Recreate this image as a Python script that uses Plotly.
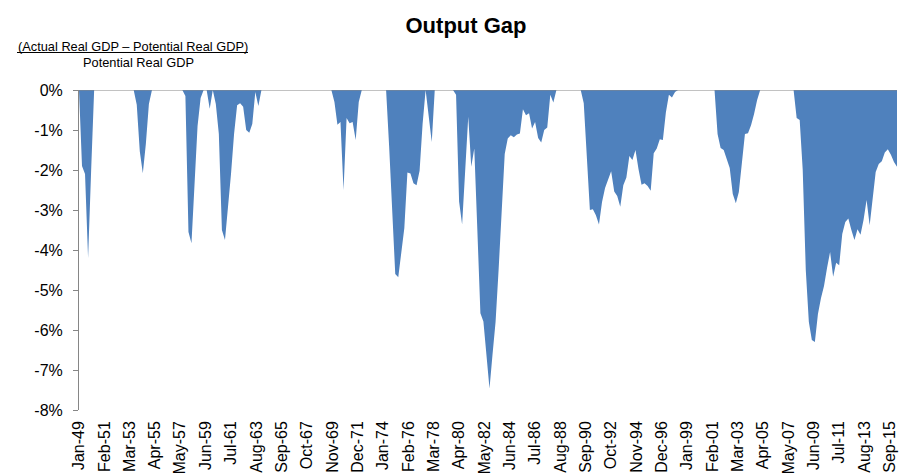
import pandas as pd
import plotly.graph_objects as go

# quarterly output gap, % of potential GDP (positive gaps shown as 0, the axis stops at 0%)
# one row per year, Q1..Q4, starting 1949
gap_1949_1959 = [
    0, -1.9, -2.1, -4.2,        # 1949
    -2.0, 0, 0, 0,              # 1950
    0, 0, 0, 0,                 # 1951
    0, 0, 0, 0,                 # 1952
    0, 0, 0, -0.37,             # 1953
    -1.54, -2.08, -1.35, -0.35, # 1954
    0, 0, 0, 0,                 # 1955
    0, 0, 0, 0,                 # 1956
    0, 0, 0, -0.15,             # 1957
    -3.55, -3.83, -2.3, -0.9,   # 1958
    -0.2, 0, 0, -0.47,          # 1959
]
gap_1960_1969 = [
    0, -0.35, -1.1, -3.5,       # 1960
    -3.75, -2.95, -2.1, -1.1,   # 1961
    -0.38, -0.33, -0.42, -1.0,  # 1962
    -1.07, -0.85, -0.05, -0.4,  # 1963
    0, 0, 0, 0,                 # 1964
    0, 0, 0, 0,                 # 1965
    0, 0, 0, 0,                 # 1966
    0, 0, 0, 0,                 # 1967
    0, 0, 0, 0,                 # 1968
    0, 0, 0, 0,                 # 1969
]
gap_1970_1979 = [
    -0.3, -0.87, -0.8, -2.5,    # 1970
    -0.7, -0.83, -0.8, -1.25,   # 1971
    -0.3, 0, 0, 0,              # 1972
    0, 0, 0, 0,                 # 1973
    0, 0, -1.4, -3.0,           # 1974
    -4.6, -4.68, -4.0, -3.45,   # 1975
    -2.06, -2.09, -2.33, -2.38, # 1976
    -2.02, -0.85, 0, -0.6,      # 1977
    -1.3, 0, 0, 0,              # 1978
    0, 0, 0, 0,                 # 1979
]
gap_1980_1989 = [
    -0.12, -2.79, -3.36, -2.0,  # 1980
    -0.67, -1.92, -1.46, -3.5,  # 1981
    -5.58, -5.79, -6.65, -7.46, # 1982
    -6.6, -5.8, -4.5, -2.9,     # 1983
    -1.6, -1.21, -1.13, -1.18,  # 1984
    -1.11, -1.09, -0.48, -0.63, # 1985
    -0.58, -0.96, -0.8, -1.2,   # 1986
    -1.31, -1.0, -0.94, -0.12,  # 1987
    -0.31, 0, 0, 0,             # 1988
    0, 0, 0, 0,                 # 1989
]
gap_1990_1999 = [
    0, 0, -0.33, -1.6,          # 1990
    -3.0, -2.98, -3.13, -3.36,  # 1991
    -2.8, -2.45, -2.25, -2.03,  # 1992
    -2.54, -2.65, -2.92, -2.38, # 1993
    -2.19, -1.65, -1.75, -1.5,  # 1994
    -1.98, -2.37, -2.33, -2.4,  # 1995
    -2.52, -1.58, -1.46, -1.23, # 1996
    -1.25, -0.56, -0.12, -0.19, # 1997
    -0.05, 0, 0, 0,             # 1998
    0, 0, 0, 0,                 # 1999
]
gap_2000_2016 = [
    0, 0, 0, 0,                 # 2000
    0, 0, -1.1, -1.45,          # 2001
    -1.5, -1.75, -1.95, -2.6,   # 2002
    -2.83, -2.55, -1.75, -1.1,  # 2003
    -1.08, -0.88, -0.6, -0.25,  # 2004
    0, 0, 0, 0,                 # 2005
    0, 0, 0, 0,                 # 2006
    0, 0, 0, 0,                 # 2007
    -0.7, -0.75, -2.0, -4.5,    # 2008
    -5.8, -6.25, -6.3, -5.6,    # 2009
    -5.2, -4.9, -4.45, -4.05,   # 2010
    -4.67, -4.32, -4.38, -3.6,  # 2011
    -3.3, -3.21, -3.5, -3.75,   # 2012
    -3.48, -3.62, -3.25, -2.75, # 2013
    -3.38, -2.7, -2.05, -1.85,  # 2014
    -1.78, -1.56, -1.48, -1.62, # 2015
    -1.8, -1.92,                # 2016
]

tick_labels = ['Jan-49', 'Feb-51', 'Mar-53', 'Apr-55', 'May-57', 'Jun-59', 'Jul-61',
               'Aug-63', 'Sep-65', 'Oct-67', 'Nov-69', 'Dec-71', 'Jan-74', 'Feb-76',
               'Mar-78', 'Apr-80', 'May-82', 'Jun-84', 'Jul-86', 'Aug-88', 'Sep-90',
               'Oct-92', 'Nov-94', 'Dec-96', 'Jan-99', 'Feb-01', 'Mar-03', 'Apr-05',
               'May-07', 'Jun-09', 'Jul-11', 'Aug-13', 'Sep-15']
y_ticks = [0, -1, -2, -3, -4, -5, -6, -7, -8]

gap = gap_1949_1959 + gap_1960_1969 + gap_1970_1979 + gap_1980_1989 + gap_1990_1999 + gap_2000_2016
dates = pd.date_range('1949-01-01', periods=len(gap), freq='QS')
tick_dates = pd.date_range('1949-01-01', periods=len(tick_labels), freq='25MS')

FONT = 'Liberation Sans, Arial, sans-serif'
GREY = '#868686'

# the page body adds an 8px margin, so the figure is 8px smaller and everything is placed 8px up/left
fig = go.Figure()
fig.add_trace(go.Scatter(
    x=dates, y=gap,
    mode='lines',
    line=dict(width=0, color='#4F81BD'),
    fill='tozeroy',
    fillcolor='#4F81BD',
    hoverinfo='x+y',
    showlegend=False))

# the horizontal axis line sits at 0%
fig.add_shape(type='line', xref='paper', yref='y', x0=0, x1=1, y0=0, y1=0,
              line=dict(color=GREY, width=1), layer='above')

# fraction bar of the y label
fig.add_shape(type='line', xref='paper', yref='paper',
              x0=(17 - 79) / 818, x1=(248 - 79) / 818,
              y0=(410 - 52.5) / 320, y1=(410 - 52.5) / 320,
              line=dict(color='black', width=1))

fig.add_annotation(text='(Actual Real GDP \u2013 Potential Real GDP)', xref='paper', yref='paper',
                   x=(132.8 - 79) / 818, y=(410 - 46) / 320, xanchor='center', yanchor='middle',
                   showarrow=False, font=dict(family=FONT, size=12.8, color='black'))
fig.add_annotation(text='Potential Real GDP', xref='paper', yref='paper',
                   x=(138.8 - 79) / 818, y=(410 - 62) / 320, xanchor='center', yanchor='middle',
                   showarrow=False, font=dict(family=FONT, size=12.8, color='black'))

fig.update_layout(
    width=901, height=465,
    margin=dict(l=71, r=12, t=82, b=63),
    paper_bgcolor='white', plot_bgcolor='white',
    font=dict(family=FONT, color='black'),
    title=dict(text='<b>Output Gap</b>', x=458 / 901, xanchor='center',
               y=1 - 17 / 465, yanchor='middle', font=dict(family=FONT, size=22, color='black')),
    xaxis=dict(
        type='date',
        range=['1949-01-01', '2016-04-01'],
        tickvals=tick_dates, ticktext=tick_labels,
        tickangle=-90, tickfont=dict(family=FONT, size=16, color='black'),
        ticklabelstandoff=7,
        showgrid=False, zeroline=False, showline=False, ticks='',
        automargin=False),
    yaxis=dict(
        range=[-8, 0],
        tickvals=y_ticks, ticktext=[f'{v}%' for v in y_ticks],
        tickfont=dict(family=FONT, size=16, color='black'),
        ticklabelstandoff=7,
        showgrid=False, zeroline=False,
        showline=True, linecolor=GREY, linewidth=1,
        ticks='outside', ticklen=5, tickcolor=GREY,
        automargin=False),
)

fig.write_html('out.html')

§ §

§ **Task statement**: Copy the data exactly. Any picture it contains is to be omitted.

§ **Problem solution**:
Recreate this image as a Python script that uses Plotly.
import pandas as pd
import plotly.graph_objects as go

# quarterly output gap, % of potential GDP (positive gaps shown as 0, the axis stops at 0%)
# one row per year, Q1..Q4, starting 1949
gap_1949_1959 = [
    0, -1.9, -2.1, -4.2,        # 1949
    -2.0, 0, 0, 0,              # 1950
    0, 0, 0, 0,                 # 1951
    0, 0, 0, 0,                 # 1952
    0, 0, 0, -0.37,             # 1953
    -1.54, -2.08, -1.35, -0.35, # 1954
    0, 0, 0, 0,                 # 1955
    0, 0, 0, 0,                 # 1956
    0, 0, 0, -0.15,             # 1957
    -3.55, -3.83, -2.3, -0.9,   # 1958
    -0.2, 0, 0, -0.47,          # 1959
]
gap_1960_1969 = [
    0, -0.35, -1.1, -3.5,       # 1960
    -3.75, -2.95, -2.1, -1.1,   # 1961
    -0.38, -0.33, -0.42, -1.0,  # 1962
    -1.07, -0.85, -0.05, -0.4,  # 1963
    0, 0, 0, 0,                 # 1964
    0, 0, 0, 0,                 # 1965
    0, 0, 0, 0,                 # 1966
    0, 0, 0, 0,                 # 1967
    0, 0, 0, 0,                 # 1968
    0, 0, 0, 0,                 # 1969
]
gap_1970_1979 = [
    -0.3, -0.87, -0.8, -2.5,    # 1970
    -0.7, -0.83, -0.8, -1.25,   # 1971
    -0.3, 0, 0, 0,              # 1972
    0, 0, 0, 0,                 # 1973
    0, 0, -1.4, -3.0,           # 1974
    -4.6, -4.68, -4.0, -3.45,   # 1975
    -2.06, -2.09, -2.33, -2.38, # 1976
    -2.02, -0.85, 0, -0.6,      # 1977
    -1.3, 0, 0, 0,              # 1978
    0, 0, 0, 0,                 # 1979
]
gap_1980_1989 = [
    -0.12, -2.79, -3.36, -2.0,  # 1980
    -0.67, -1.92, -1.46, -3.5,  # 1981
    -5.58, -5.79, -6.65, -7.46, # 1982
    -6.6, -5.8, -4.5, -2.9,     # 1983
    -1.6, -1.21, -1.13, -1.18,  # 1984
    -1.11, -1.09, -0.48, -0.63, # 1985
    -0.58, -0.96, -0.8, -1.2,   # 1986
    -1.31, -1.0, -0.94, -0.12,  # 1987
    -0.31, 0, 0, 0,             # 1988
    0, 0, 0, 0,                 # 1989
]
gap_1990_1999 = [
    0, 0, -0.33, -1.6,          # 1990
    -3.0, -2.98, -3.13, -3.36,  # 1991
    -2.8, -2.45, -2.25, -2.03,  # 1992
    -2.54, -2.65, -2.92, -2.38, # 1993
    -2.19, -1.65, -1.75, -1.5,  # 1994
    -1.98, -2.37, -2.33, -2.4,  # 1995
    -2.52, -1.58, -1.46, -1.23, # 1996
    -1.25, -0.56, -0.12, -0.19, # 1997
    -0.05, 0, 0, 0,             # 1998
    0, 0, 0, 0,                 # 1999
]
gap_2000_2016 = [
    0, 0, 0, 0,                 # 2000
    0, 0, -1.1, -1.45,          # 2001
    -1.5, -1.75, -1.95, -2.6,   # 2002
    -2.83, -2.55, -1.75, -1.1,  # 2003
    -1.08, -0.88, -0.6, -0.25,  # 2004
    0, 0, 0, 0,                 # 2005
    0, 0, 0, 0,                 # 2006
    0, 0, 0, 0,                 # 2007
    -0.7, -0.75, -2.0, -4.5,    # 2008
    -5.8, -6.25, -6.3, -5.6,    # 2009
    -5.2, -4.9, -4.45, -4.05,   # 2010
    -4.67, -4.32, -4.38, -3.6,  # 2011
    -3.3, -3.21, -3.5, -3.75,   # 2012
    -3.48, -3.62, -3.25, -2.75, # 2013
    -3.38, -2.7, -2.05, -1.85,  # 2014
    -1.78, -1.56, -1.48, -1.62, # 2015
    -1.8, -1.92,                # 2016
]

tick_labels = ['Jan-49', 'Feb-51', 'Mar-53', 'Apr-55', 'May-57', 'Jun-59', 'Jul-61',
               'Aug-63', 'Sep-65', 'Oct-67', 'Nov-69', 'Dec-71', 'Jan-74', 'Feb-76',
               'Mar-78', 'Apr-80', 'May-82', 'Jun-84', 'Jul-86', 'Aug-88', 'Sep-90',
               'Oct-92', 'Nov-94', 'Dec-96', 'Jan-99', 'Feb-01', 'Mar-03', 'Apr-05',
               'May-07', 'Jun-09', 'Jul-11', 'Aug-13', 'Sep-15']
y_ticks = [0, -1, -2, -3, -4, -5, -6, -7, -8]

gap = gap_1949_1959 + gap_1960_1969 + gap_1970_1979 + gap_1980_1989 + gap_1990_1999 + gap_2000_2016
dates = pd.date_range('1949-01-01', periods=len(gap), freq='QS')
tick_dates = pd.date_range('1949-01-01', periods=len(tick_labels), freq='25MS')

FONT = 'Liberation Sans, Arial, sans-serif'
GREY = '#868686'

# the page body adds an 8px margin, so the figure is 8px smaller and everything is placed 8px up/left
fig = go.Figure()
fig.add_trace(go.Scatter(
    x=dates, y=gap,
    mode='lines',
    line=dict(width=0, color='#4F81BD'),
    fill='tozeroy',
    fillcolor='#4F81BD',
    hoverinfo='x+y',
    showlegend=False))

# the horizontal axis line sits at 0%
fig.add_shape(type='line', xref='paper', yref='y', x0=0, x1=1, y0=0, y1=0,
              line=dict(color=GREY, width=1), layer='above')

# fraction bar of the y label
fig.add_shape(type='line', xref='paper', yref='paper',
              x0=(17 - 79) / 818, x1=(248 - 79) / 818,
              y0=(410 - 52.5) / 320, y1=(410 - 52.5) / 320,
              line=dict(color='black', width=1))

fig.add_annotation(text='(Actual Real GDP \u2013 Potential Real GDP)', xref='paper', yref='paper',
                   x=(132.8 - 79) / 818, y=(410 - 46) / 320, xanchor='center', yanchor='middle',
                   showarrow=False, font=dict(family=FONT, size=12.8, color='black'))
fig.add_annotation(text='Potential Real GDP', xref='paper', yref='paper',
                   x=(138.8 - 79) / 818, y=(410 - 62) / 320, xanchor='center', yanchor='middle',
                   showarrow=False, font=dict(family=FONT, size=12.8, color='black'))

fig.update_layout(
    width=901, height=465,
    margin=dict(l=71, r=12, t=82, b=63),
    paper_bgcolor='white', plot_bgcolor='white',
    font=dict(family=FONT, color='black'),
    title=dict(text='<b>Output Gap</b>', x=458 / 901, xanchor='center',
               y=1 - 17 / 465, yanchor='middle', font=dict(family=FONT, size=22, color='black')),
    xaxis=dict(
        type='date',
        range=['1949-01-01', '2016-04-01'],
        tickvals=tick_dates, ticktext=tick_labels,
        tickangle=-90, tickfont=dict(family=FONT, size=16, color='black'),
        ticklabelstandoff=7,
        showgrid=False, zeroline=False, showline=False, ticks='',
        automargin=False),
    yaxis=dict(
        range=[-8, 0],
        tickvals=y_ticks, ticktext=[f'{v}%' for v in y_ticks],
        tickfont=dict(family=FONT, size=16, color='black'),
        ticklabelstandoff=7,
        showgrid=False, zeroline=False,
        showline=True, linecolor=GREY, linewidth=1,
        ticks='outside', ticklen=5, tickcolor=GREY,
        automargin=False),
)

fig.write_html('out.html')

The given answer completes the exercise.